DLocal Limited (DLO) is a payments enablement platform focused on emerging markets, connecting merchants to local payment methods and enabling cross-border settlement with an emphasis on speed-to-market and local acquiring capabilities. The company’s positioning blends technology-enabled payments orchestration with a merchant and acquiring footprint tailored to high-cash, bank-transfer, and card-adjacent payment behaviors common across Latin America, Africa, and other underpenetrated regions. The investment case centers on (i) volume and take-rate scalability, (ii) operational leverage from integrating payment flows across regions, and (iii) expanding share of wallet with merchants through recurring payment usage rather than one-off transactions.

From an underwriting perspective, DLO is best evaluated through a “payments infrastructure” lens: growth in transaction volume and active merchant relationships, durability of payout and underwriting economics (including chargebacks and fraud losses), the pace of new market and new method launches, and the stability of settlement and funding cycles. Investors should also monitor regulatory, banking partner dynamics, and competitive intensity in target corridors.

🧩 Business Model Overview

DLocal functions as an alternative payment rails provider and payments aggregator for merchants seeking to accept local payment methods where global card networks may be less pervasive, more expensive, or less reliable. Its core workflow typically involves: (1) merchant onboarding and integration, (2) presenting local payment methods to end customers, (3) routing transactions to local acquiring and issuing partners (or directly enabled channels where applicable), (4) collecting and reconciling settlement proceeds, and (5) remitting net proceeds to merchants in a manner designed to support operational needs and risk controls.
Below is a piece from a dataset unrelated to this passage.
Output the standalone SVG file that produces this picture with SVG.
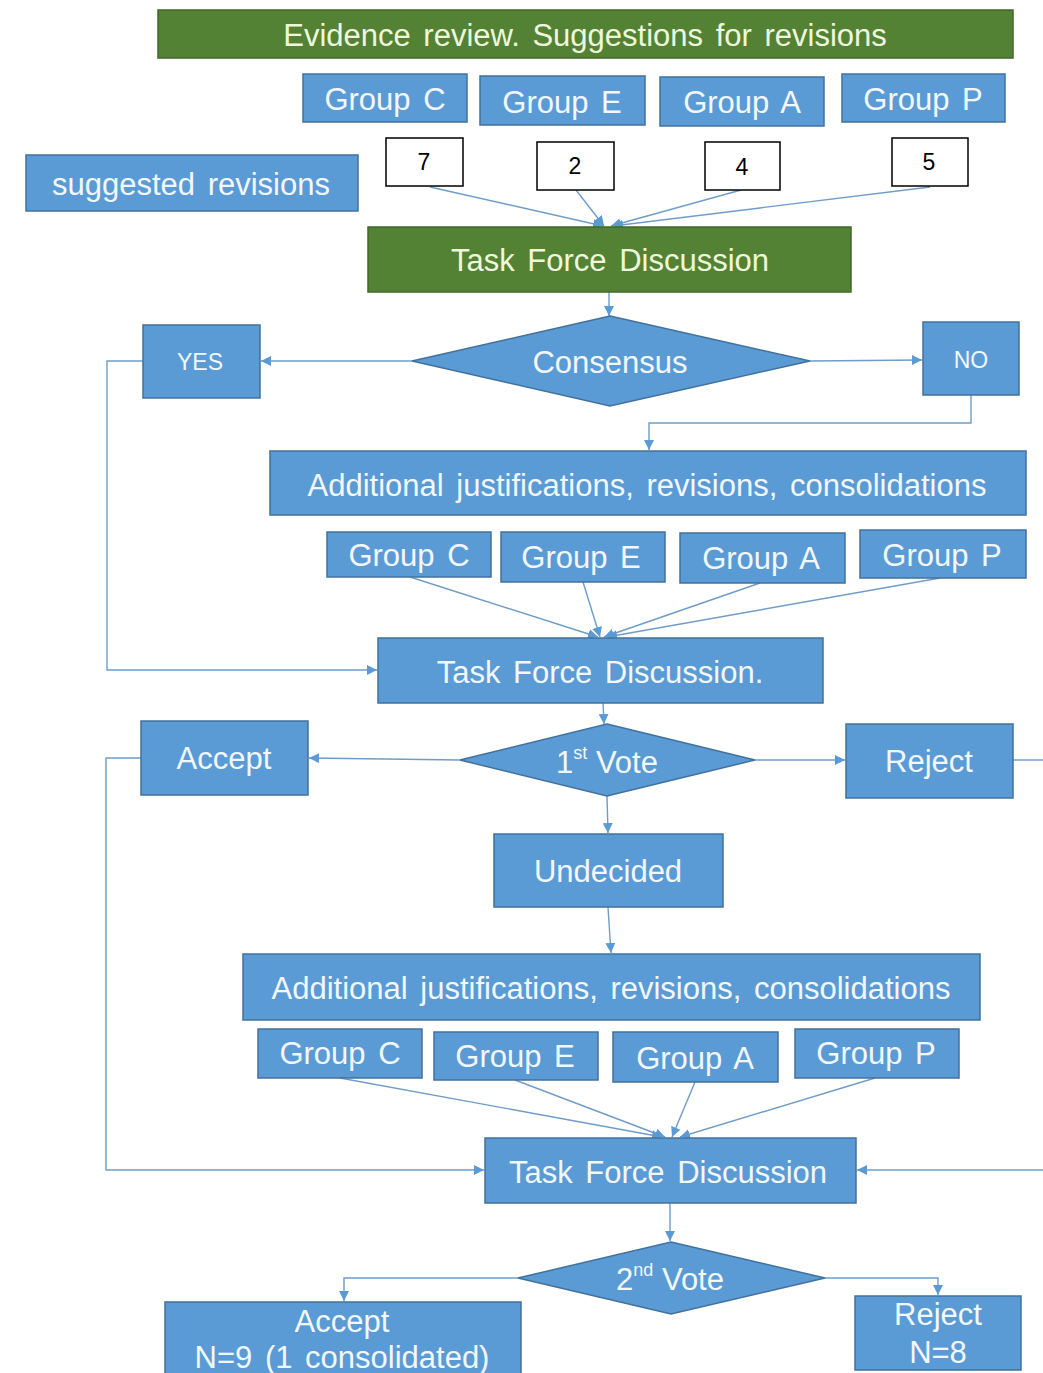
<svg xmlns="http://www.w3.org/2000/svg" width="1043" height="1373" viewBox="0 0 1043 1373">
<defs>
<style>
.b{fill:#5b9bd5;stroke:#41719c;stroke-width:1.5}
.g{fill:#548235;stroke:#3f6a28;stroke-width:1.5}
.w{fill:#ffffff;stroke:#000000;stroke-width:1.5}
.t{font-family:"Liberation Sans",Arial,sans-serif;fill:#f2f7fc;text-anchor:middle;dominant-baseline:central;font-size:31px;word-spacing:4px}
.tg{font-family:"Liberation Sans",Arial,sans-serif;fill:#eef7dc;text-anchor:middle;dominant-baseline:central;font-size:31px;word-spacing:4px}
.tn{font-family:"Liberation Sans",Arial,sans-serif;fill:#000;text-anchor:middle;dominant-baseline:central;font-size:23px}
.s{font-size:23px}
.v{word-spacing:0}
.c{fill:none;stroke:#6f9cc9;stroke-width:1.4}
</style>
<marker id="a" viewBox="0 0 10 10" refX="10" refY="5" markerWidth="10" markerHeight="10" markerUnits="userSpaceOnUse" orient="auto">
<path d="M0,0 L10,5 L0,10 Z" fill="#5b9bd5"/>
</marker>
</defs>
<rect width="1043" height="1373" fill="#ffffff"/>

<g id="connectors">
<line class="c" x1="430" y1="187" x2="603" y2="226" marker-end="url(#a)"/>
<line class="c" x1="576" y1="190" x2="604" y2="226" marker-end="url(#a)"/>
<line class="c" x1="741" y1="190" x2="611" y2="226" marker-end="url(#a)"/>
<line class="c" x1="930" y1="187" x2="613" y2="226" marker-end="url(#a)"/>
<line class="c" x1="609" y1="292" x2="609" y2="316" marker-end="url(#a)"/>
<line class="c" x1="412" y1="361" x2="261" y2="361" marker-end="url(#a)"/>
<line class="c" x1="810" y1="361" x2="922" y2="360" marker-end="url(#a)"/>
<polyline class="c" points="971,395 971,423 649,423 649,450" marker-end="url(#a)"/>
<polyline class="c" points="143,361 107,361 107,670 377,670" marker-end="url(#a)"/>
<line class="c" x1="410" y1="577" x2="598" y2="637" marker-end="url(#a)"/>
<line class="c" x1="583" y1="582" x2="600" y2="637" marker-end="url(#a)"/>
<line class="c" x1="760" y1="583" x2="604" y2="637" marker-end="url(#a)"/>
<line class="c" x1="940" y1="578" x2="607" y2="637" marker-end="url(#a)"/>
<line class="c" x1="603" y1="703" x2="604" y2="724" marker-end="url(#a)"/>
<line class="c" x1="460" y1="760" x2="309" y2="758" marker-end="url(#a)"/>
<line class="c" x1="755" y1="760" x2="845" y2="760" marker-end="url(#a)"/>
<line class="c" x1="1013" y1="760" x2="1043" y2="760"/>
<line class="c" x1="1043" y1="1170" x2="857" y2="1170" marker-end="url(#a)"/>
<line class="c" x1="607" y1="796" x2="608" y2="833" marker-end="url(#a)"/>
<line class="c" x1="608" y1="907" x2="611" y2="953" marker-end="url(#a)"/>
<polyline class="c" points="141,758 106,758 106,1170 484,1170" marker-end="url(#a)"/>
<line class="c" x1="340" y1="1078" x2="662" y2="1137" marker-end="url(#a)"/>
<line class="c" x1="515" y1="1080" x2="665" y2="1137" marker-end="url(#a)"/>
<line class="c" x1="695" y1="1082" x2="672" y2="1137" marker-end="url(#a)"/>
<line class="c" x1="875" y1="1078" x2="680" y2="1137" marker-end="url(#a)"/>
<line class="c" x1="670" y1="1203" x2="670" y2="1241" marker-end="url(#a)"/>
<polyline class="c" points="518,1278 344,1278 344,1301" marker-end="url(#a)"/>
<polyline class="c" points="825,1278 938,1278 938,1295" marker-end="url(#a)"/>
</g>

<g id="evidence-review"><rect class="g" x="158" y="10" width="855" height="48"/><text class="tg" x="585" y="35">Evidence review. Suggestions for revisions</text></g>

<g id="g1-c"><rect class="b" x="303" y="74" width="164" height="48"/><text class="t" x="385" y="99">Group C</text></g>
<g id="g1-e"><rect class="b" x="480" y="76" width="165" height="49"/><text class="t" x="562" y="102">Group E</text></g>
<g id="g1-a"><rect class="b" x="660" y="77" width="164" height="49"/><text class="t" x="742" y="102">Group A</text></g>
<g id="g1-p"><rect class="b" x="842" y="74" width="163" height="48"/><text class="t" x="923" y="99">Group P</text></g>

<g id="n7"><rect class="w" x="386" y="138" width="77" height="48"/><text class="tn" x="424" y="162">7</text></g>
<g id="n2"><rect class="w" x="537" y="142" width="77" height="48"/><text class="tn" x="575" y="166">2</text></g>
<g id="n4"><rect class="w" x="705" y="142" width="75" height="48"/><text class="tn" x="742" y="167">4</text></g>
<g id="n5"><rect class="w" x="892" y="138" width="76" height="48"/><text class="tn" x="929" y="162">5</text></g>

<g id="suggested"><rect class="b" x="26" y="155" width="332" height="56"/><text class="t" x="191" y="184">suggested revisions</text></g>

<g id="tfd1"><rect class="g" x="368" y="227" width="483" height="65"/><text class="tg" x="610" y="260">Task Force Discussion</text></g>

<g id="consensus"><polygon class="b" points="610,316 810,361 610,406 412,361"/><text class="t" x="610" y="362">Consensus</text></g>
<g id="yes"><rect class="b" x="143" y="325" width="117" height="73"/><text class="t s" x="200" y="362">YES</text></g>
<g id="no"><rect class="b" x="923" y="322" width="96" height="73"/><text class="t s" x="971" y="360">NO</text></g>

<g id="add1"><rect class="b" x="270" y="451" width="756" height="64"/><text class="t" x="647" y="485">Additional justifications, revisions, consolidations</text></g>

<g id="g2-c"><rect class="b" x="327" y="532" width="164" height="45"/><text class="t" x="409" y="555">Group C</text></g>
<g id="g2-e"><rect class="b" x="501" y="532" width="164" height="50"/><text class="t" x="581" y="557">Group E</text></g>
<g id="g2-a"><rect class="b" x="680" y="533" width="165" height="50"/><text class="t" x="761" y="558">Group A</text></g>
<g id="g2-p"><rect class="b" x="860" y="530" width="166" height="48"/><text class="t" x="942" y="555">Group P</text></g>

<g id="tfd2"><rect class="b" x="378" y="638" width="445" height="65"/><text class="t" x="600" y="672">Task Force Discussion.</text></g>

<g id="vote1"><polygon class="b" points="607,724 755,760 607,796 460,760"/><text class="t v" x="607" y="762">1<tspan font-size="18" dy="-9">st</tspan><tspan dy="9"> Vote</tspan></text></g>
<g id="accept1"><rect class="b" x="141" y="721" width="167" height="74"/><text class="t" x="224" y="758">Accept</text></g>
<g id="reject1"><rect class="b" x="846" y="724" width="167" height="74"/><text class="t" x="929" y="761">Reject</text></g>

<g id="undecided"><rect class="b" x="494" y="834" width="229" height="73"/><text class="t" x="608" y="871">Undecided</text></g>

<g id="add2"><rect class="b" x="243" y="954" width="737" height="66"/><text class="t" x="611" y="988">Additional justifications, revisions, consolidations</text></g>

<g id="g3-c"><rect class="b" x="258" y="1029" width="164" height="49"/><text class="t" x="340" y="1053">Group C</text></g>
<g id="g3-e"><rect class="b" x="434" y="1032" width="164" height="48"/><text class="t" x="515" y="1056">Group E</text></g>
<g id="g3-a"><rect class="b" x="613" y="1032" width="165" height="50"/><text class="t" x="695" y="1058">Group A</text></g>
<g id="g3-p"><rect class="b" x="795" y="1029" width="164" height="49"/><text class="t" x="876" y="1053">Group P</text></g>

<g id="tfd3"><rect class="b" x="485" y="1138" width="371" height="65"/><text class="t" x="668" y="1172">Task Force Discussion</text></g>

<g id="vote2"><polygon class="b" points="671,1242 825,1278 671,1314 518,1278"/><text class="t v" x="670" y="1279">2<tspan font-size="18" dy="-9">nd</tspan><tspan dy="9"> Vote</tspan></text></g>

<g id="accept2"><rect class="b" x="165" y="1302" width="356" height="80"/><text class="t" x="342" y="1321">Accept</text><text class="t" x="342" y="1357">N=9 (1 consolidated)</text></g>
<g id="reject2"><rect class="b" x="855" y="1296" width="166" height="74"/><text class="t" x="938" y="1314">Reject</text><text class="t" x="938" y="1352">N=8</text></g>
</svg>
A defining characteristic of DLO’s model is the emphasis on localized payment acceptance rather than a purely generic gateway. The company’s proposition generally includes breadth of local methods, higher acceptance rates in specific corridors, and the operational tooling required to manage settlement complexity (reconciliation, payout timing, and dispute handling). Over time, the business aims to shift from “merchant adoption” to “merchant retention” dynamics through repeat transaction activity and deeper payment-method coverage.

Economically, DLO monetizes by taking a fee on transactions—typically structured as a function of payment value, method, and commercial agreement terms—while also capturing value through ancillary services and payment orchestration efficiency. This makes volume quality (repeat usage, dispute rates, and fraud exposure) as important as top-line growth.

💰 Revenue Streams & Monetisation Model

DLO’s monetisation is primarily transaction-based, with revenue derived from fees linked to payment processing and facilitation. In practice, the revenue model comprises:

  • Transaction fees / take rates: Charges embedded in processing economics for each successful payment, varying by payment method, geography, and merchant contract structure.
  • Ancillary payment services: Additional revenue can arise from service layers such as reconciliation support, reporting tools, and payment operations enhancements that improve merchant outcomes.
  • Settlement and operational margin opportunities: While exact mechanics depend on counterparties and contracts, improvements in routing efficiency, dispute tooling, and settlement processes can translate into improved unit economics over time.

For investors, a key analytical focus is the durability of monetisation as the business scales: as transaction volume rises, fixed costs (technology, compliance, operations) should be absorbed more efficiently, and competitive pressure may either compress take rates or force a shift toward methods where DLO can maintain differentiated acceptance and reliability.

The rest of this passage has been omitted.